Harding and Coolidge deferred to Mellon on financial policy. Mellon's primary goals, articulated in the "Mellon Plan" presented to the House Committee on Ways and Means in November 1923, called for reduction of the national debt, curtailment of government expenditures, and lowering of taxes. He further explicated his ideas in 1924 in Taxation: The People's Business. Mellon believed that reducing taxes on those in the upper income brackets would encourage investment that would lead to increased production and, with it, more jobs and an improved standard of living. The Revenue Acts of
1924, 1926, and 1928 significantly altered the tax structure; they reduced inheritance taxes from 40 to 20 percent, repealed capital stock and gift taxes, reduced income taxes by 25 percent, and dropped the surtax by more than half. The national debt had exceeded $24 billion in 1920; by the end of Mellon's time at the Department of the Treasury, it was down to $16 billion. Government expenditures had been reduced by half. Meanwhile, corporate profits and dividends rose by more than 60 percent between 1921 and 1929.
Consistent with his opposition to what he regarded as government interference in the economy, Mellon favored limitations on antitrust activities and resisted federal involvement in the development of hydroelectric power at Muscle Shoals in Alabama, the problems of particular industries, and the mounting agricultural depression.
Mellon remained aloof from the stock market, both in his personal investments and in policy matters. Since the market was subject to the laws of the state of New York rather than the federal government, Mellon found no need to comment publicly on runaway stock prices. Congressional investigation of questionable banking and investment practices did not begin until 1932, as his time at the Department of the Treasury ended.
With the onset of the Great Depression, President Hoover resisted Mellon's advice to allow wholesale liquidation. Hoping instead to stabilize business, industry, banking, labor, and agriculture, Hoover increasingly relied on Undersecretary Ogden Mills, who was named secretary when Mellon became ambassador to Great Britain in February 1932, a post he held until the change of administrations in 1933. While in London, Mellon proved helpful to American oil interests in the Middle East.
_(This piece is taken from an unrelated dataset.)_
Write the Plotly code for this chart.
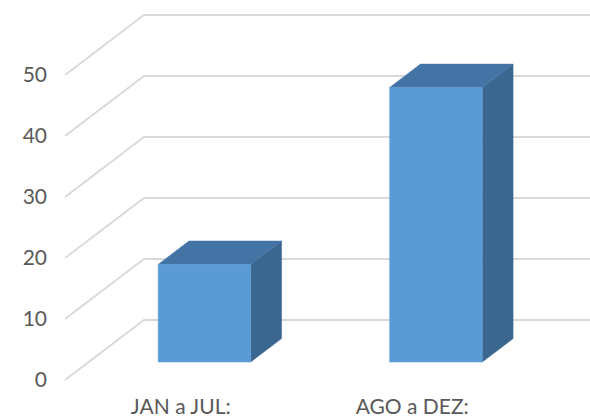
import plotly.graph_objects as go

# ---- data ----
categories = ["JAN a JUL:", "AGO a DEZ:"]
values = [16, 45]
y_ticks = [0, 10, 20, 30, 40, 50]
y_tick_labels = ["0", "10", "20", "30", "40", "50"]

# ---- geometry / style (not data) ----
W, H = 590, 419
ML, MB = 48, 27
PX_PER_CAT = 231.5
PX_PER_VAL = 6.1
FLOOR_LEFT_PX = 65 - ML
FLOOR_FRONT_PX = 380
DEPTH_PX = (79, 60)
DX = DEPTH_PX[0] / PX_PER_CAT
DY = DEPTH_PX[1] / PX_PER_VAL
BAR_W = 0.4
D0, D1 = 0.30, 0.69

x0 = -0.5 - FLOOR_LEFT_PX / PX_PER_CAT
x1 = -0.5 + (W - 65) / PX_PER_CAT
plot_h = H - MB
y0 = -(plot_h - FLOOR_FRONT_PX) / PX_PER_VAL
y1 = FLOOR_FRONT_PX / PX_PER_VAL

grid_col = "#d9d9d9"
front_col = "#5b9bd5"
top_col = "#4474a5"
side_col = "#3b6690"
text_col = "#595959"
FONT = "Lato"

fig = go.Figure()

# gridlines: front-left diagonal + back wall horizontal
gx, gy = [], []
for v in y_ticks:
    gx += [-0.5, -0.5 + DX, x1 + 1, None]
    gy += [v, v + DY, v + DY, None]
fig.add_trace(go.Scatter(x=gx, y=gy, mode="lines",
                         line=dict(color=grid_col, width=1.8),
                         hoverinfo="skip", showlegend=False))

def poly(xs, ys, color):
    fig.add_trace(go.Scatter(x=xs + [xs[0]], y=ys + [ys[0]], mode="lines",
                             fill="toself", fillcolor=color,
                             line=dict(color=color, width=0.5),
                             hoverinfo="skip", showlegend=False))

for i, v in enumerate(values):
    l = i - BAR_W / 2
    r = i + BAR_W / 2
    fx, fy = D0 * DX, D0 * DY
    bx, by = D1 * DX, D1 * DY
    # side face
    poly([r + fx, r + bx, r + bx, r + fx], [fy, by, v + by, v + fy], side_col)
    # top face
    poly([l + fx, r + fx, r + bx, l + bx], [v + fy, v + fy, v + by, v + by], top_col)
    # front face
    poly([l + fx, r + fx, r + fx, l + fx], [fy, fy, v + fy, v + fy], front_col)

fig.update_layout(
    width=W, height=H,
    margin=dict(l=ML, r=0, t=0, b=MB, pad=0),
    paper_bgcolor="white", plot_bgcolor="white",
    font=dict(family=FONT, color=text_col, size=21),
    xaxis=dict(range=[x0, x1], tickvals=list(range(len(categories))),
               ticktext=categories, showgrid=False, zeroline=False,
               showline=False, ticks="", fixedrange=True, automargin=False,
               ticklabelstandoff=0),
    yaxis=dict(range=[y0, y1], tickvals=y_ticks, ticktext=y_tick_labels,
               showgrid=False, zeroline=False, showline=False, ticks="",
               fixedrange=True, automargin=False, ticklabelstandoff=0),
    showlegend=False,
)
fig.write_html("out.html", config={"displayModeBar": False, "staticPlot": True},
               post_script="document.body.style.margin='0';document.body.style.overflow='hidden';")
Government investigations of Mellon's finances in the 1930s revealed his enormous wealth, but suits for back taxes uncovered no fraud and a grand jury refused to indict him. A collector of fine art since 1880, Mellon devoted his last years to the creation of the National Gallery of Art. He provided initial funds, was influential in the selection of architect John Russell Pope, supervised of construction of the building on the mall in Washington, D.C., established a foundation to maintain the Gallery, and donated a collection of art valued at more than $35 million. The National Gallery opened in 1941, with Mellon's longtime assistant David Edward Finley as its first director. Mellon's children continued his benefactions to the National Gallery.
BIBLIOGRAPHY
Finley, David Edward. A Standard of Excellence: Andrew W. Mellon Founds the National Gallery of Art at Washington. 1973.
Hersh, Burton. The Mellon Family: A Fortune in History. 1978.
Koskoff, David E. The Mellons: The Chronicle of America's Richest Family. 1978.
Mellon, Andrew W. Taxation: The People's Business. 1924.
Mellon, Paul. Reflections in a Silver Spoon: A Memoir. 1992.
O'Connor, Harvey. Mellon's Millions, the Biography of a Fortune: The Life and Times of Andrew W. Mellon. 1933.